Jonathan H. Poznansky, Attorney at Law

What simple mistakes can get your SSDI request denied?

When you are unable to work, programs such as SSDI can be helpful. In fact, they are a lifeline for many people. Unfortunately, the application and approval process can be complicated to the point that they scare off applicants or result in applicants submitting applications containing mistakes.

SSDI claims are often rejected the first time through the system, and being aware of the simple mistakes that get applications denied may help you avoid your own denial.

Not documenting when you think your disability began

Some disabilities that prevent people from working have a clear onset date. Others may occur gradually and even across different states and employers. If you are struggling with one of these disabilities, you may think it is not a big deal if you cannot pinpoint exactly when the disability began or do not have documentation for it.

It matters. Talk to former neighbors, former co-workers, friends and family--anyone who could possibly help--to get accurate, and if possible, documented information. Even a journal entry or several from way back when that mentions the disability or injury can be helpful.

Ignoring Social Security contact attempts

People go on vacation. They deal with depression or grief when they struggle with disabilities or the death of someone they love. Completely understandable. However, Social Security calls, mail or emails keep coming, and the agency expects you to respond. If you do not, that can put your application or appeal in jeopardy.

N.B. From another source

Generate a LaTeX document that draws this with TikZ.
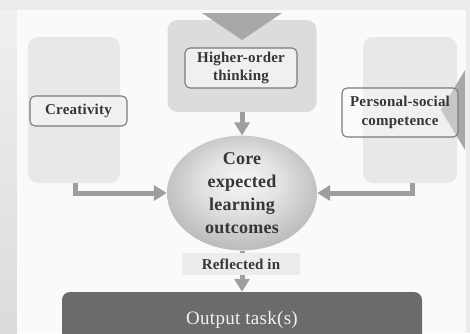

Playing it safe or making assumptions

Inconsistency can spell doom for a disability application. For example, if you think your disability may have begun in X year and submit your application but later remember that it could have been even before that in X year, you need good evidence to prove your claim. Always tell the truth as you know it when dealing with disability matters. Strive for "I know" instead of "I think." Do not try to embellish or downplay something to make your case look better, even if the issue in question seems insignificant.